Financial plans should evolve alongside life itself. Changes in family circumstances, health, residence, or business interests can all affect how wealth should be structured. 

An annual checkpoint allows time to consider whether existing arrangements remain appropriate, whether exposure to different jurisdictions or currencies has shifted, and whether new planning opportunities have emerged. Small changes made early can help prevent more significant issues later. 

The Importance of Ongoing Governance

For those working with a financial adviser, planning should be continuous rather than a once-a-year exercise. Strong governance means regular reviews, clear reporting, and proactive communication as circumstances or rules change. 

This approach ensures decisions are documented, deliberate, and aligned with long-term intentions, allowing the financial strategy to adapt smoothly rather than react under pressure. 

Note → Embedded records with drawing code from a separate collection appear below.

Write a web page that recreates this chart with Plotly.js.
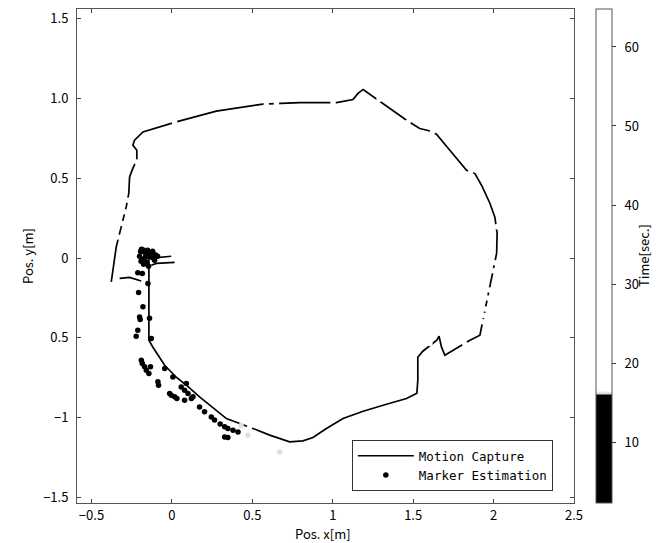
<!DOCTYPE html>
<html>
<head>
<meta charset="utf-8">
<script src="https://cdn.plot.ly/plotly-3.0.1.min.js"></script>
<style>html,body{margin:0;padding:0;background:#fff;}#chart{width:658px;height:543px;}</style>
</head>
<body>
<div id="chart"></div>
<script>
// Motion capture trajectory (null = pen up between separate strokes)
var mocapX = [-0.325, -0.263, -0.191, null,
  -0.139, -0.004, null,
  -0.128, -0.097, 0.017, null,
  -0.143, -0.143, -0.143, -0.118, -0.087, -0.045, 0.027, 0.090, 0.172, 0.235, 0.339, 0.504, 0.608, 0.732, 0.815, 0.877, 0.961, 1.064, 1.189, 1.334, 1.459, 1.523, 1.529, 1.529, 1.560, 1.647, 1.661, 1.676, 1.697, 1.853, 1.915, 1.925, 1.956, 1.988, 2.019, 2.022, 2.008, 1.977, 1.925, 1.884, 1.832, 1.728, 1.645, 1.604, 1.541, 1.459, 1.210, 1.189, 1.157, 1.126, 1.023, 0.795, 0.566, 0.276, 0.027, -0.180, -0.232, -0.243, -0.218, -0.218, -0.243, -0.263, -0.268, -0.284, -0.315, -0.346, -0.377];
var mocapY = [-0.128, -0.122, -0.144, null,
  -0.003, 0.011, null,
  -0.045, -0.034, -0.028, null,
  -0.001, -0.264, -0.515, -0.559, -0.609, -0.672, -0.747, -0.797, -0.870, -0.922, -1.006, -1.068, -1.110, -1.152, -1.146, -1.125, -1.068, -1.006, -0.960, -0.916, -0.880, -0.847, -0.766, -0.622, -0.584, -0.515, -0.490, -0.557, -0.609, -0.515, -0.484, -0.434, -0.283, -0.139, 0.030, 0.155, 0.256, 0.343, 0.456, 0.529, 0.550, 0.675, 0.776, 0.796, 0.811, 0.863, 1.041, 1.056, 1.031, 0.993, 0.974, 0.974, 0.964, 0.920, 0.853, 0.790, 0.738, 0.707, 0.675, 0.613, 0.561, 0.508, 0.404, 0.320, 0.195, 0.070, -0.150];

// Marker estimation points and their time stamps [s]
var markerX = [-0.189, -0.170, -0.151, -0.139, -0.120, -0.101, -0.201, -0.182, -0.157, -0.126, -0.108, -0.176, -0.145, -0.089,
  -0.195, -0.178, -0.162, -0.132, -0.114, -0.165, -0.192, -0.150, -0.118,
  -0.212, -0.184, -0.149, -0.207, -0.180, -0.201, -0.197, -0.139, -0.212, -0.222, -0.128,
  -0.190, -0.184, -0.170, -0.159, -0.143, -0.133, -0.045, -0.087, -0.083, 0.006,
  -0.014, -0.004, 0.017, 0.031, 0.058, 0.079, 0.090, 0.100, 0.079, 0.121, 0.131,
  0.172, 0.203, 0.245, 0.328, 0.348, 0.380, 0.411, 0.328, 0.348, 0.300, 0.265,
  0.430, 0.472, 0.670,
  0.484, 1.604, 1.820, 1.932, 1.940, 1.948, 1.963, 1.974, 1.999, 2.008, 2.019, 1.857, 1.620, 1.469, 1.288,
  1.002, 0.650, 0.587, 0.017, -0.218, -0.274, -0.294, -0.309, -0.336];
var markerY = [0.055, 0.036, 0.049, 0.024, 0.043, 0.018, 0.011, -0.008, -0.026, 0.005, -0.014, -0.039, -0.051, 0.011,
  0.040, 0.050, 0.030, 0.030, 0.000, 0.005, -0.020, 0.010, 0.028,
  -0.093, -0.097, -0.160, -0.216, -0.306, -0.369, -0.385, -0.377, -0.452, -0.490, -0.504,
  -0.640, -0.661, -0.682, -0.703, -0.724, -0.682, -0.692, -0.776, -0.797, -0.745,
  -0.849, -0.860, -0.870, -0.880, -0.808, -0.828, -0.786, -0.849, -0.891, -0.880, -0.870,
  -0.933, -0.964, -0.996, -1.058, -1.068, -1.079, -1.090, -1.121, -1.125, -1.040, -1.015,
  -1.050, -1.110, -1.215,
  -1.058, -0.536, -0.535, -0.400, -0.360, -0.320, -0.250, -0.200, -0.080, -0.030, 0.195, 0.539, 0.790, 0.853, 0.993,
  0.974, 0.967, 0.964, 0.850, 0.602, 0.362, 0.289, 0.216, 0.132];
var markerT = [2.5, 2.6, 2.7, 2.8, 2.9, 3.0, 3.1, 3.2, 3.3, 3.4, 3.5, 3.6, 3.7, 3.8,
  3.9, 4.0, 4.05, 4.1, 4.15, 4.2, 4.25, 4.3, 4.35,
  4.4, 4.5, 4.8, 5.2, 5.8, 6.3, 6.5, 6.4, 7.0, 7.3, 7.4,
  8.6, 8.8, 9.0, 9.2, 9.4, 9.3, 9.6, 10.0, 10.2, 10.1,
  10.9, 11.0, 11.1, 11.2, 11.0, 11.3, 11.1, 11.5, 11.8, 11.7, 11.6,
  12.4, 12.8, 13.3, 14.3, 14.5, 14.8, 15.0, 15.2, 15.4, 14.0, 13.6,
  16.2, 16.2, 16.2,
  18, 24, 25, 26, 26.5, 27, 27.5, 28, 29, 30, 33, 36, 38, 40, 43,
  47, 50, 51, 55, 59, 61, 62, 63, 64];

var xTicks = [-0.5, 0, 0.5, 1, 1.5, 2, 2.5];
var xTickText = ['\u22120.5', '0', '0.5', '1', '1.5', '2', '2.5'];
var yTicks = [-1.5, -1, -0.5, 0, 0.5, 1, 1.5];
var yTickText = ['\u22121.5', '\u22121', '0.5', '0', '0.5', '1.0', '1.5'];
var cbTicks = [10, 20, 30, 40, 50, 60];
var cbTickText = ['\u00a0\u00a010', '\u00a0\u00a020', '\u00a0\u00a030', '\u00a0\u00a040', '\u00a0\u00a050', '\u00a0\u00a060'];

var FONT = '"Noto Sans CJK JP", "Noto Sans", sans-serif';
var tMin = 2.3, tMax = 64.8;
function frac(t) { return (t - tMin) / (tMax - tMin); }

var traces = [
  {
    type: 'scatter', mode: 'lines', name: 'Motion Capture',
    x: mocapX, y: mocapY, connectgaps: false,
    line: {color: '#000', width: 1.7}
  },
  {
    type: 'scatter', mode: 'markers', name: 'Marker Estimation',
    x: markerX, y: markerY,
    marker: {
      size: 5.5, color: markerT, cmin: tMin, cmax: tMax,
      colorscale: [[0, '#000'], [frac(16.0), '#000'], [frac(16.05), '#d0d0d0'], [frac(16.5), '#fff'], [1, '#fff']],
      line: {width: 0},
      showscale: true,
      colorbar: {
        x: 1.044, xanchor: 'left', xpad: 0, y: 0.5, yanchor: 'middle', ypad: 0,
        len: 1, lenmode: 'fraction', thickness: 16,
        outlinewidth: 1, outlinecolor: '#555',
        tickmode: 'array', tickvals: cbTicks, ticktext: cbTickText,
        ticks: 'outside', ticklen: 4, tickcolor: '#333',
        tickfont: {family: FONT, size: 13, color: '#000'}
      }
    }
  }
];

var axisCommon = {
  showgrid: false, zeroline: false, showline: true, linecolor: '#555', linewidth: 1,
  mirror: 'ticks', ticks: 'inside', ticklen: 4, tickcolor: '#444', tickmode: 'array',
  tickfont: {family: FONT, size: 13, color: '#000'}
};

var layout = {
  width: 658, height: 543,
  margin: {l: 77, r: 84, t: 9, b: 40, autoexpand: false},
  paper_bgcolor: '#fff', plot_bgcolor: '#fff',
  font: {family: FONT, size: 13, color: '#000'},
  showlegend: true,
  legend: {
    x: 0.553, y: 0.024, xanchor: 'left', yanchor: 'bottom',
    bgcolor: '#fff', bordercolor: '#333', borderwidth: 1,
    itemwidth: 56,
    font: {family: '"DejaVu Sans Mono", monospace', size: 12.5, color: '#000'},
    tracegroupgap: 0
  },
  xaxis: Object.assign({}, axisCommon, {
    range: [-0.59, 2.5], tickvals: xTicks, ticktext: xTickText
  }),
  yaxis: Object.assign({}, axisCommon, {
    range: [-1.535, 1.56], tickvals: yTicks, ticktext: yTickText,
    ticklabelstandoff: 5,
    title: {text: 'Pos. y[m]', standoff: 6, font: {family: FONT, size: 13, color: '#000'}}
  }),
  annotations: [
    {
      text: 'Pos. x[m]', xref: 'paper', yref: 'paper', x: 0.495, y: 0,
      xanchor: 'center', yanchor: 'middle', yshift: -30, showarrow: false,
      font: {family: FONT, size: 13, color: '#000'}
    },
    {
      text: 'Time[sec.]', xref: 'paper', yref: 'paper', x: 1.139, y: 0.5,
      xanchor: 'center', yanchor: 'middle', textangle: -90, showarrow: false,
      font: {family: FONT, size: 13, color: '#000'}
    }
  ]
};

Plotly.newPlot('chart', traces, layout, {displayModeBar: false, staticPlot: true});
</script>
</body>
</html>
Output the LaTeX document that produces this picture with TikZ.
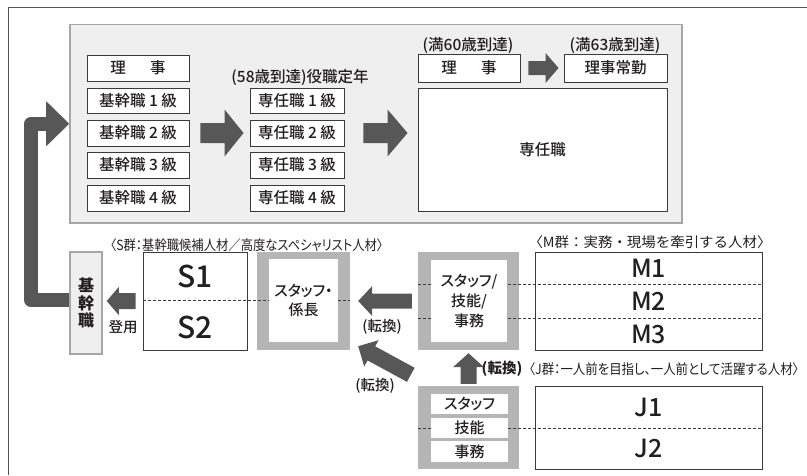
\documentclass[tikz,border=0pt]{standalone}
\usepackage{graphicx}
\usepackage{fontspec}
\setmainfont{Noto Sans CJK JP}
\newfontfamily\jpp[RawFeature=+palt]{Noto Sans CJK JP}
\IfFontExistsTF{Noto Sans CJK JP Medium}{%
  \newfontfamily\jpm{Noto Sans CJK JP Medium}%
  \newfontfamily\jpmp[RawFeature=+palt]{Noto Sans CJK JP Medium}}{%
  \newfontfamily\jpm[FakeBold=0.6]{Noto Sans CJK JP}%
  \newfontfamily\jpmp[FakeBold=0.6,RawFeature=+palt]{Noto Sans CJK JP}}
\usetikzlibrary{calc}
\definecolor{arrowc}{HTML}{575757}
\definecolor{framec}{HTML}{555555}
\definecolor{panelfill}{HTML}{EFEFEF}
\definecolor{panelline}{HTML}{A6A6A6}
\definecolor{grayb}{HTML}{B5B5B5}
\definecolor{boxline}{HTML}{3A3A3A}
\definecolor{txtc}{HTML}{231F20}
\newcommand{\jfs}[1]{\fontsize{#1}{#1}\selectfont}
\newcommand{\rbox}[7]{\node[#6, inner sep=0pt, minimum width={(#4-#2)*1pt}, minimum height={(#5-#3)*1pt}] (#1) at ({(#2+#4)/2},{(#3+#5)/2}) {#7};}
\newcommand{\blockarr}[5]{%
  \fill[arrowc] let \p1=(#1), \p2=(#2), \n1={atan2(\y2-\y1,\x2-\x1)}, \n2={veclen(\x2-\x1,\y2-\y1)} in
   [shift={(\p1)}, rotate=\n1] (0,-#3) -- ({\n2-#5},-#3) -- ({\n2-#5},-#4) -- (\n2,0) -- ({\n2-#5},#4) -- ({\n2-#5},#3) -- (0,#3) -- cycle;}
\tikzset{
  panelst/.style={fill=panelfill, draw=panelline, line width=1.6pt},
  wbox/.style={fill=white, draw=boxline, line width=0.9pt, text=txtc, font=\jpm\jfs{15.5}},
  obox/.style={draw=boxline, line width=0.9pt},
  gfill/.style={fill=grayb},
  wfill/.style={fill=white, text=txtc, align=center, font=\jpmp\jfs{15}},
  kanst/.style={fill=panelfill, draw=panelline, line width=1.5pt, text=txtc, align=center, font=\bfseries\fontsize{16}{17.5}\selectfont},
  txt/.style={text=txtc, inner sep=0pt, font=\jpm\jfs{15.5}},
  btxt/.style={text=txtc, inner sep=0pt, font=\jpm\jfs{14.5}},
  grp/.style={text=txtc, inner sep=0pt, font=\jfs{14}},
  grpp/.style={text=txtc, inner sep=0pt, font=\jpp\jfs{14}},
  bigS/.style={text=txtc, inner sep=0pt, font=\jpm\jfs{30}},
  bigM/.style={text=txtc, inner sep=0pt, font=\jpm\jfs{25}},
  dashln/.style={draw=boxline, line width=0.8pt, dash pattern=on 3pt off 2pt},
}
\begin{document}
\begin{tikzpicture}[x=1pt,y=-1pt]
\useasboundingbox (0,0) rectangle (807,475);
\draw[framec, line width=1.3pt] (807,7.5) -- (8.5,7.5) -- (8.5,475);
% top panel
\rbox{panel}{70}{24.5}{682}{223}{panelst}{}
\rbox{l0}{87}{55}{189}{81}{wbox}{理\hspace{1.55em}事}
\rbox{l1}{87}{88}{189}{113}{wbox}{基幹職 1 級}
\rbox{l2}{87}{120}{189}{146}{wbox}{基幹職 2 級}
\rbox{l3}{87}{152}{189}{178}{wbox}{基幹職 3 級}
\rbox{l4}{87}{185}{189}{211}{wbox}{基幹職 4 級}
\node[txt] (lab58) at (300,77) {(58歳到達)役職定年};
\rbox{m1}{250}{88}{344}{113}{wbox}{専任職 1 級}
\rbox{m2}{250}{120}{344}{146}{wbox}{専任職 2 級}
\rbox{m3}{250}{152}{344}{178}{wbox}{専任職 3 級}
\rbox{m4}{250}{185}{344}{211}{wbox}{専任職 4 級}
\node[txt] (lab60) at (468,45) {(満60歳到達)};
\node[txt] (lab63) at (615,45) {(満63歳到達)};
\rbox{r0}{418}{54}{520}{82}{wbox}{理\hspace{1.55em}事}
\rbox{r1}{564}{54}{667}{82}{wbox}{理事常勤}
\rbox{rb}{418}{88}{667}{211}{wbox}{専任職}
% arrows in panel
\coordinate (a1s) at ($(l2.east)+(11,0)$);
\coordinate (a1e) at ($(m2.west)+(-6,0)$);
\blockarr{a1s}{a1e}{10}{23.5}{19}
\coordinate (a2s) at ($(m2.east)+(19,0)$);
\coordinate (a2e) at ($(a2s -| rb.west)+(-10,0)$);
\blockarr{a2s}{a2e}{10}{23.5}{20}
\coordinate (a3s) at ($(r0.east)+(8,0)$);
\coordinate (a3e) at ($(r1.west)+(-5,0)$);
\blockarr{a3s}{a3e}{7}{15}{13}
% lower part: gray frames
\rbox{stg}{257}{252}{350}{350}{gfill}{}
\rbox{mg}{418}{252}{519}{350}{gfill}{}
\rbox{jg}{418}{386}{519}{469}{gfill}{}
% dashed separators
\draw[dashln] (143,300.5) -- (350,300.5);
\draw[dashln] (418,284) -- (762,284);
\draw[dashln] (418,318) -- (762,318);
\draw[dashln] (418,428) -- (762,428);
% boxes
\rbox{kan}{70}{252}{102}{354}{kanst}{基\\幹\\職}
\rbox{sbox}{143}{252}{247}{350}{obox}{}
\rbox{st}{269}{259}{338}{342}{wfill}{スタッフ・\\[4pt]係長}
\rbox{mi}{431}{260}{507}{342}{wfill}{スタッフ/\\[3.5pt]技能/\\[3.5pt]事務}
\rbox{mbox}{535}{252}{762}{350}{obox}{}
\rbox{j1}{431}{394}{508}{414}{wfill}{スタッフ}
\rbox{j2}{431}{418}{508}{438}{wfill}{技能}
\rbox{j3}{431}{441}{508}{462}{wfill}{事務}
\rbox{jbox}{535}{386}{762}{469}{obox}{}
% big labels
\node[bigS] (s1) at (195,276) {S1};
\node[bigS] (s2) at (195,327) {S2};
\node[bigM] (mm1) at (648.5,268) {M1};
\node[bigM] (mm2) at (648.5,301) {M2};
\node[bigM] (mm3) at (648.5,334) {M3};
\node[bigM] (jj1) at (648.5,407) {J1};
\node[bigM] (jj2) at (648.5,448.5) {J2};
% group labels
\node[grpp] (gS) at (246.7,245) {\resizebox{273pt}{\height}{〈S群：基幹職候補人材／高度なスペシャリスト人材〉}};
\node[grp] (gM) at (650,242) {\resizebox{243pt}{\height}{〈M群：実務・現場を牽引する人材〉}};
\node[grpp] (gJ) at (664,369) {\resizebox{270pt}{\height}{〈J群：一人前を目指し、一人前として活躍する人材〉}};
% L arrow
\coordinate (Lb) at ($(panel.west)+(-38,0)$);
\coordinate (Lh) at ($(panel.west)+(-23,0)$);
\draw[arrowc, line width=14.5pt, line join=round] ($(kan.west)+(0,-3)$) -| (Lb) -- (Lh);
\blockarr{Lh}{panel.west}{7.25}{22.5}{23}
% lower arrows
\coordinate (b1s) at ($(sbox.west)+(-7,0)$);
\coordinate (b1e) at ($(b1s -| kan.east)+(4,0)$);
\blockarr{b1s}{b1e}{8}{14}{12}
\node[btxt] (deyo) at (123,327) {登用};
\coordinate (b2s) at ($(mg.west)+(-6,0)$);
\coordinate (b2e) at ($(stg.east)+(8,0)$);
\blockarr{b2s}{b2e}{7.5}{15}{14}
\node[btxt] (tk1) at (382,327) {(転換)};
\coordinate (b3s) at ($(jg.north west)+(-7,-11)$);
\coordinate (b3e) at ($(stg.south east)+(8,-4)$);
\blockarr{b3s}{b3e}{8}{15}{15}
\node[btxt] (tk2) at (375,386) {(転換)};
\coordinate (b4s) at ($(jg.north)+(0,-2)$);
\coordinate (b4e) at ($(mg.south)+(0,3)$);
\blockarr{b4s}{b4e}{8}{15.5}{14}
\node[btxt, font=\bfseries\jfs{14.5}] (tk3) at (502,369) {(転換)};
\end{tikzpicture}
\end{document}
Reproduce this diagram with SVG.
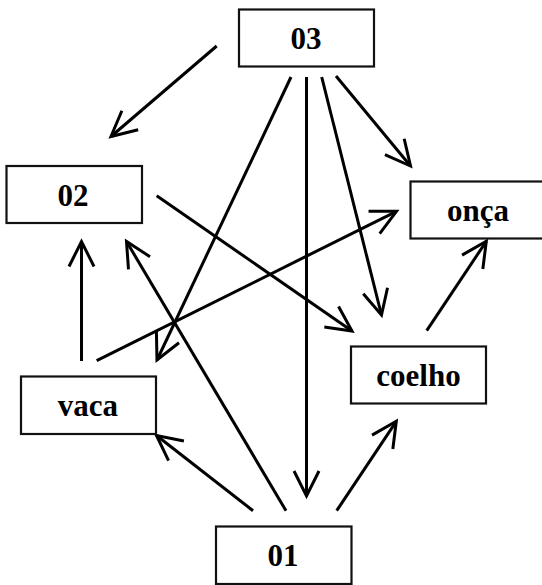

Starting the Year With Purpose

The new year is not about overhauling finances. It is about confirming that they continue to support the life someone wants to live, the people they wish to protect, and the legacy they intend to leave. 

Taking time to review objectives, structures, and assumptions at the outset of the year can provide clarity and confidence for the months ahead. 

While uncertainty can never be removed entirely, a well-considered plan helps ensure decisions are made with perspective, rather than in response to change alone. 

Breaking Old Patterns to Protect Future Choices

A lifetime of financial habits is rarely broken in one decisive moment. More often, it shifts gradually, through awareness, structure, and a willingness to question assumptions that have gone unchallenged for years. The value of doing so is not found in restriction, but in control. 

For individuals with established wealth, this control becomes increasingly important as assets grow and decisions carry greater consequences. Without clear oversight, complexity can creep in unnoticed, reducing flexibility and narrowing future options. With it, wealth becomes a tool rather than a source of friction. 

Breaking long-established habits is not about doing more, tracking everything, or denying enjoyment. It is about ensuring that spending, planning, and decision-making remain intentional and aligned with what matters now, not what mattered five or ten years ago. 

Approached in this way, a renewed focus on financial habits is less about the calendar turning and more about safeguarding choice, resilience, and peace of mind over the long term. That is what ultimately helps secure a financial future that is not only successful on paper but sustainable in practice.